Landon believes the TV to be interactive. I'm not sure if he believes it can hear him, but I think he believes that it can see him. I would think it would be the other way around, I am always talking to the TV, or rather to the stupid people on the TV. You would think he'd know that they can hear you, but not see you.

This morning we were running late, and because I'm lazy, the best way to keep him occupied long enough to dress him and me and load the car is to turn on the TV. I generally have the news on, but if I really want him to be still, I turn on Sprout - the pre-school channel. On Sprout they run the most annoying show. No, not Calliou. Pingu. (If it says Barney is on, I generally look to PBS, Nickelodeon or Disney to see if there's anything less offensive on - I should really add Pingu and Calliou to that list, but this child LOVES Calliou.)

Pingu is a penguin. A penguin who...chirps. The entire show contains no words. Just chirps. It makes me long for Calliou and his overly indulgent parents and whiney objections about how nothing is fair. I mean just the other day his friends showed up at his house and one had a ribbon she had won in some contest and he got all upset about not having a ribbon...but he didn't even compete in said contest. No one bothered to tell him that to win, you have to participate and also, you know, win.

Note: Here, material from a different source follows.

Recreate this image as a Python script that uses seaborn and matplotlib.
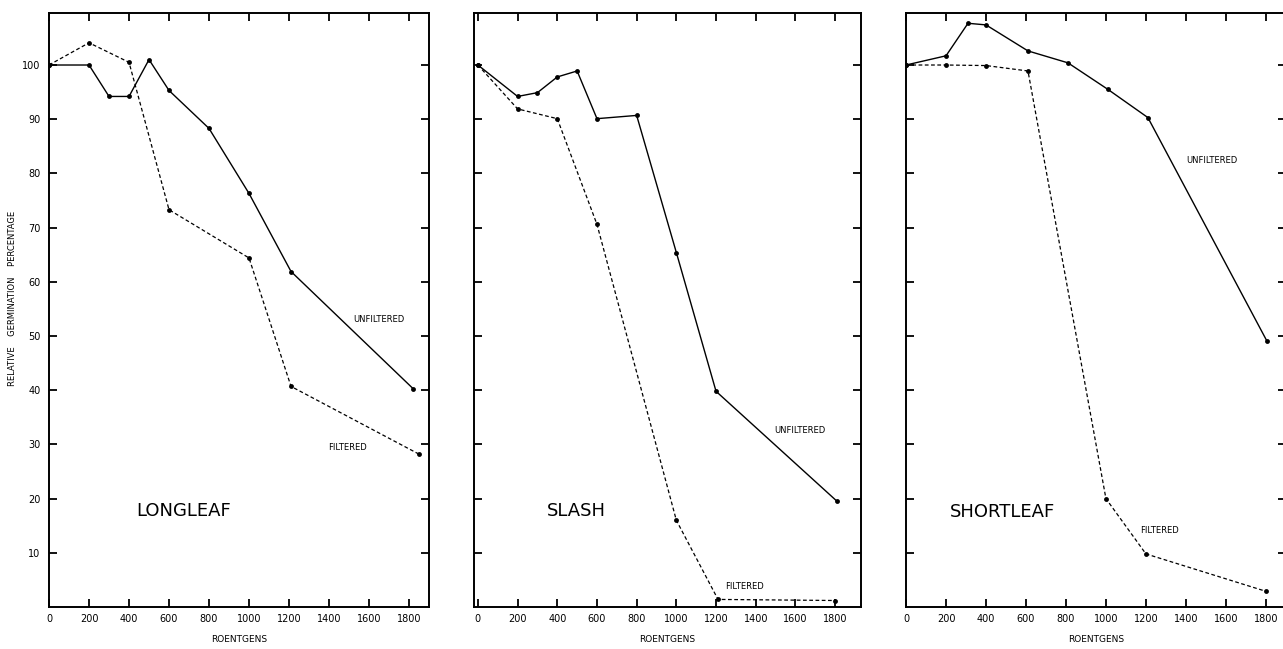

So in order to make the little girl feel like her accomplishment meant nothing, Grandma sets up all these games for him to win a ribbon and Calliou just sucks at all of them. They had to play 5 games before Calliou actually won. When the little girl won, she got a ribbon, when the other little boy won, he got a ribbon, but when he won a second game, he didn't get a second ribbon, which he deserved, because he already had a ribbon. Heck even Rosie, Calliou's baby sister, beat him at a race or something because he got distracted. But no bother, just keep playing games until Calliou wins...something...anything. Why aren't kids allowed to feel what it's like to lose anymore?

Wait, I got side tracked.

Landon saw Pingu come on, and said "ing-gwen," he promptly jumped off the bed ran to the bar to get his penguin from his McDonald's happy meal toy collection of doom. What? You don't keep your toddler's toys in the wet bar? Why not? It's the perfect little cubby.

He came back and held the penguin up to the TV. To show Pingu that he had a penguin too, I guess. He seemed a little bit put off by the fact that the TV penguins didn't even acknowledge the penguin in his hand. He stood on his tippy toes and reached as high as he could towards the TV, as if he thought maybe they just couldn't see him. It was no use, the penguins were already in their little clique and his outsider penguin was just going to have to settle for the company of the hippo and the zebra. Not that he felt sorry enough for him to take him to school with him or anything. Just let him freeze in Mom's car while she's at work.

I don't know where I was going with this, except I really needed to get that whole Calliou thing off my chest.

4 comments:

Anonymous said...

Calliou is totally annoying. I am SO GLAD that AE is past being interested in that whiny little brat!!

Cant Hardly Wait said...

my 16 month old is obsessed with Spongebob. I wish he was into something less annoying. Like, CSI... or Seinfeld. Gosh.

Anonymous said...

I can see where kids get confused, especially with programs like Blue's Clues, Dora and Mr. Rogers, where the people on screen are talking to the audience at home as if it really is interactive.

Calliou is a little punk.

Our daycare teachers insist our daughter is obsessed with Spongebob, but I have yet to see any evidence of this at home. I think they're being misled by the fact that everything she says sounds like "bob".

Anonymous said...

I have no idea what you're talking about, but that totally made me laugh.